GATEWAY INTO THE REST OF THE UNION
A significant portion of the CARIFORUM trade has been with the UK, which has also been the gateway into the rest of the Union. In 2018, the EU exported goods valuing €7.546m to the CARIFORUM countries while importing €4.274m. To fully examine the economic relationship, we would also have to look at the level of investments and trade in services, such as tourist arrivals into the Caribbean. With the pending departure of the UK, CARIFORUM has to build a much stronger trade and investment relationship with the EU 27. In Jamaica, we know of the Spanish hotel investments, the French involvement in road construction and petroleum supply, Belgium in public transportation, and telecoms company Digicel, out of Ireland, to name a few. But can CARIFORUM increase its trade and investment into the EU 27 and attract more investment into the region? That’s another question. For implementation of the EPA and the post-Cotonou agreement, the Caribbean should be undertaking a strategic review of its relationship with the EU27. Apart from diplomatic representation in Brussels, the only CARIFORUM countries showing resident diplomatic representation in multiple EU countries are the Dominican Republic, Cuba and Haiti. Jamaica has an embassy in Berlin. The Jamaican trade promotion agent for Europe is based in the UK.

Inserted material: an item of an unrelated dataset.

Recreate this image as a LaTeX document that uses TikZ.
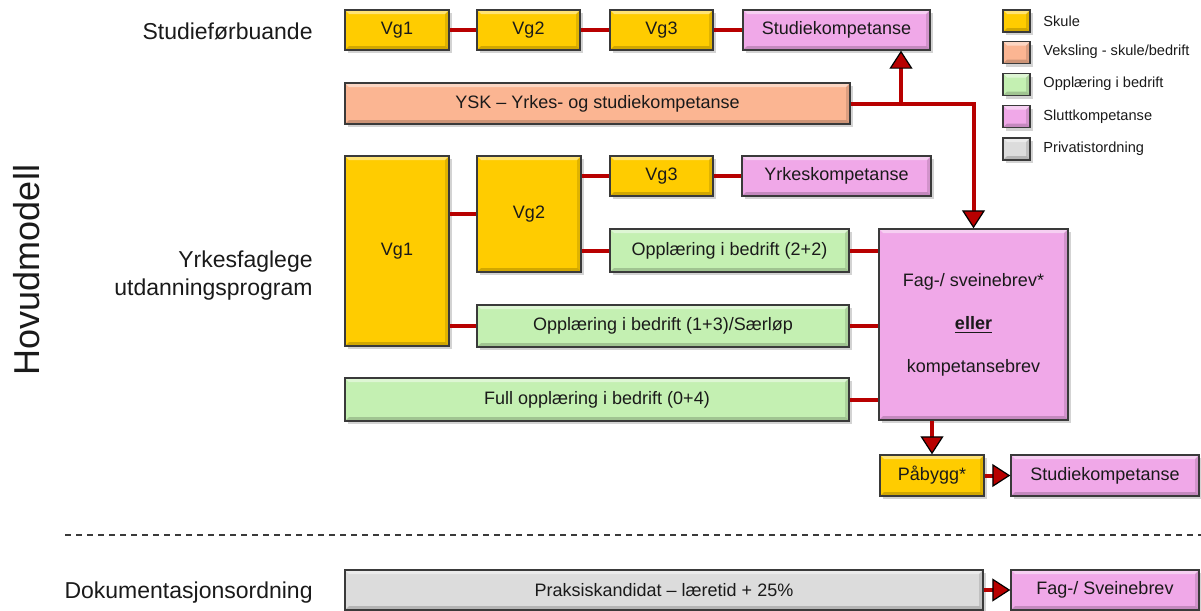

Many questions to reflection on were raised from the panel discussion, including the extent to which persons in the audience were familiar with the issues. I would urge The UWI, at all its campuses to coordinate and be more engaged in analytical work on this unique and important relationship and to ensure that its work is widely disseminated.
As the EU and the Caribbean prepare to commence regional post-Cotonou negotiations, I note that the EU, on April 17, issued a foreign-policy communication outlining a new relationship with the Latin America and the Caribbean (LAC) region. The EU has had a continuing relationship with the LAC as a group and has established the EU/LAC Foundation. The press release stated that the EU is strengthening its political partnership with the LAC by focusing on four priorities – prosperity, democracy, resilience and effective global governance – for a common future. For the EU, this policy will be reflected in the post-Cotonou negotiations with the Caribbean. This LAC element should be considered by the Caribbean, especially on the matter of development support. It is possible that the ‘globalists’ are still influencing EU policy on its ACP relations.
As the negotiations continue in Brussels and the Caribbean continues its own preparations, I would be remiss in not also pointing to the EU Parliamentary elections on May 23 and 26. These elections will see a change in EU political leadership, and thus, it is quite possible that the negotiations cannot be concluded by July as originally proposed. The technical work will continue, and hopefully, these political changes will not significantly affect agreed policy positions for the post-Cotonou negotiations. Let us continue monitoring these negotiations and the related issues.